We run a lot of virtual machines at Black Marble. Our virtual machines run on Hyper-V and we’ve got things setup so we can connect to them from desktop machines within Black Marble. I was a little perturbed therefore when I got the following error shown when I tried to connect to one of the virtual machines in use:

Cannot connect to virtual machine auth cert error

Interestingly, this only occurred on one of the servers we run; connections to virtual machines on other servers worked fine. In addition, after RDPing onto the Hyper-V server itself, I still wasn’t able to make connections to those guest machines from the host machine itself via Hyper-V manager.

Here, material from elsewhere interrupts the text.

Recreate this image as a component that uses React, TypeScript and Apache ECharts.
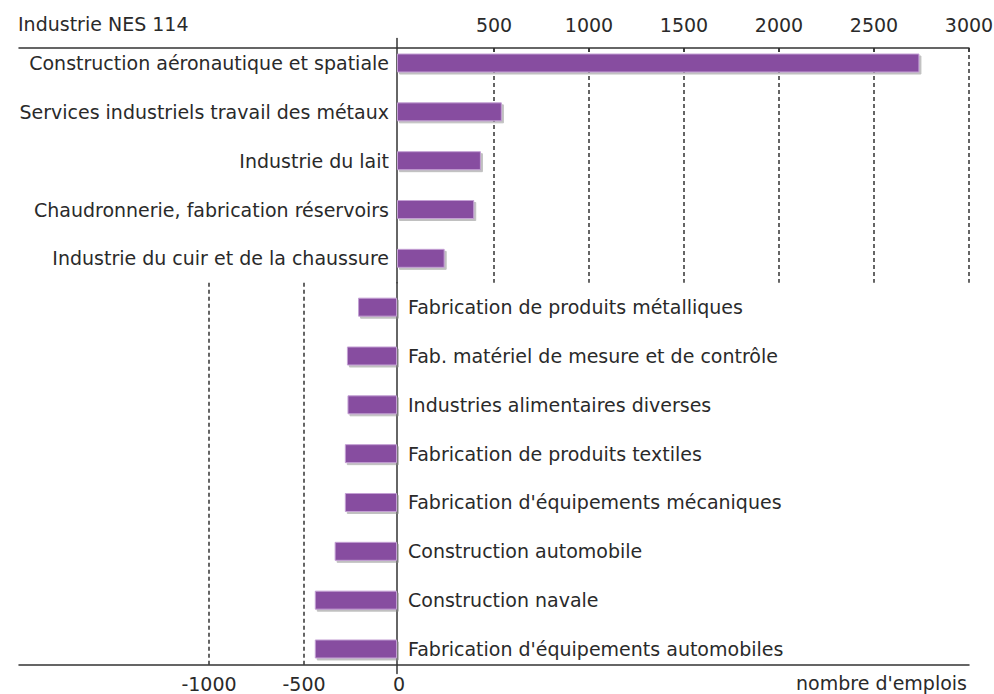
import React, { useEffect, useRef } from 'react';
import * as echarts from 'echarts';

const gainCategories = [
  'Construction aéronautique et spatiale',
  'Services industriels travail des métaux',
  'Industrie du lait',
  'Chaudronnerie, fabrication réservoirs',
  'Industrie du cuir et de la chaussure',
];
const gainValues = [2740, 550, 440, 405, 250];

const lossCategories = [
  'Fabrication de produits métalliques',
  'Fab. matériel de mesure et de contrôle',
  'Industries alimentaires diverses',
  'Fabrication de produits textiles',
  "Fabrication d'équipements mécaniques",
  'Construction automobile',
  'Construction navale',
  "Fabrication d'équipements automobiles",
];
const lossValues = [-206, -265, -262, -276, -276, -330, -435, -435];

const topTickLabels = [500, 1000, 1500, 2000, 2500, 3000];
const bottomTickLabels = [-1000, -500, 0];
const bottomGridValues = [-1000, -500];
const axisMin = -2000;
const axisMax = 3000;
const axisStep = 500;

const titleText = 'Industrie NES 114';
const unitText = "nombre d'emplois";

export default function App() {
  const ref = useRef<HTMLDivElement>(null);

  useEffect(() => {
    if (!ref.current) return;
    const chart = echarts.init(ref.current, null, { renderer: 'svg' });
    const font = 'DejaVu Sans';
    const fs = 19;
    const textColor = '#2a2a2a';
    const dark = '#333333';
    const L = 19;
    const R = 25;
    const W = 994;
    const zeroX = 397;
    const band = 48.83;
    const topA = 38.6;
    const splitY = topA + band * gainCategories.length;
    const bottomB = splitY + band * lossCategories.length;

    const barStyle = {
      color: '#874ea0',
      borderColor: '#c4a0d4',
      borderWidth: 1,
      shadowColor: 'rgba(140,140,140,0.55)',
      shadowOffsetX: 2,
      shadowOffsetY: 2,
      shadowBlur: 0,
    };

    const fmt = (v: number) => String(v);
    const gridBase = { containLabel: false, outerBoundsMode: 'none' };

    chart.setOption({
      animation: false,
      backgroundColor: '#ffffff',
      textStyle: { fontFamily: font },
      grid: [
        { ...gridBase, left: zeroX, right: R, top: topA, height: splitY - topA },
        { ...gridBase, left: L, right: W - zeroX, top: splitY, height: bottomB - splitY },
        { ...gridBase, left: L, right: R, top: 48, height: splitY - 48 },
        { ...gridBase, left: L, right: R, top: splitY, height: 665 - splitY },
      ],
      xAxis: [
        { type: 'value', gridIndex: 0, min: 0, max: axisMax, interval: axisStep, show: false, splitLine: { show: false } },
        { type: 'value', gridIndex: 1, min: axisMin, max: 0, interval: axisStep, show: false, splitLine: { show: false } },
        {
          type: 'value',
          gridIndex: 2,
          position: 'top',
          min: axisMin,
          max: axisMax,
          interval: axisStep,
          axisLine: { show: true, onZero: false, lineStyle: { color: dark, width: 1.5 } },
          axisTick: { show: true, inside: true, length: 4, customValues: topTickLabels, lineStyle: { color: dark, width: 1.5 } },
          axisLabel: { customValues: topTickLabels, formatter: fmt, margin: 14, color: textColor, fontSize: fs, fontFamily: font },
          splitLine: { show: true, lineStyle: { color: dark, width: 1.5, type: [4, 3] } },
        },
        {
          type: 'value',
          gridIndex: 3,
          position: 'bottom',
          min: axisMin,
          max: axisMax,
          interval: axisStep,
          axisLine: { show: true, onZero: false, lineStyle: { color: dark, width: 1.5 } },
          axisTick: { show: false, customValues: bottomGridValues },
          axisLabel: {
            customValues: bottomTickLabels,
            formatter: fmt,
            margin: 9,
            lineHeight: 19,
            color: textColor,
            fontSize: fs,
            fontFamily: font,
          },
          splitLine: { show: true, lineStyle: { color: dark, width: 1.5, type: [4, 3] } },
        },
      ],
      yAxis: [
        {
          type: 'category',
          gridIndex: 0,
          position: 'left',
          data: gainCategories,
          inverse: true,
          axisLine: { show: true, onZero: false, lineStyle: { color: dark, width: 1.5 } },
          axisTick: { show: false },
          axisLabel: { margin: 8, color: textColor, fontSize: fs, fontFamily: font },
          splitLine: { show: false },
        },
        {
          type: 'category',
          gridIndex: 1,
          position: 'right',
          data: lossCategories,
          inverse: true,
          axisLine: { show: true, onZero: false, lineStyle: { color: dark, width: 1.5 } },
          axisTick: { show: false },
          axisLabel: { margin: 11, color: textColor, fontSize: fs, fontFamily: font },
          splitLine: { show: false },
        },
        { type: 'value', gridIndex: 2, show: false, splitLine: { show: false } },
        { type: 'value', gridIndex: 3, show: false, splitLine: { show: false } },
      ],
      series: [
        {
          type: 'bar',
          xAxisIndex: 0,
          yAxisIndex: 0,
          data: gainValues,
          barWidth: 19,
          itemStyle: barStyle,
          z: 3,
        },
        {
          type: 'bar',
          xAxisIndex: 1,
          yAxisIndex: 1,
          data: lossValues,
          barWidth: 19,
          itemStyle: barStyle,
          z: 3,
        },
      ],
      graphic: [
        {
          type: 'text',
          left: 18,
          top: 14,
          style: { text: titleText, fill: textColor, font: `${fs}px "${font}"` },
        },
        {
          type: 'text',
          right: 27,
          top: 673,
          style: { text: unitText, fill: textColor, font: `${fs}px "${font}"`, lineHeight: 19 },
        },
      ],
    });

    return () => chart.dispose();
  }, []);

  return (
    <div
      ref={ref}
      style={{ position: 'fixed', left: 0, top: 0, width: 994, height: 694, background: '#fff' }}
    />
  );
}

The problem occurs because the self generated certificate Hyper-V manager uses when communicating with the guest machines had expired. The steps to solve the problem are:

  1. On the server affected, stop the Hyper-V Virtual Machine Management service
  2. Open MMC and add the certificates add-in; select ‘Service Account’ from the list of options, then ‘Local Computer’, then select ‘Hyper-V Virtual Machine Management’ from the list of services available
  3. Expand vmms\Personal in the left pane of the certificates window and then click on the ‘Certificates’ folder immediately underneath it
  4. Double-click on the certificate in the right pane of the certificates window (note that it should say ‘issued to’ and ‘issued by’ the host machine) and examine the expiry date
  5. Close the certificate window, right-click on the certificate in the right pane of the certificates window and select ‘Delete’
  6. Restart the Hyper-V Virtual Management service
  7. If you wish to check the validity of the certificate that will have just been created, refresh the certificates window and examine the certificate as before

Update (3rd March 2009): There is now a hotfix to correct this issue for Hyper-V, KB967902.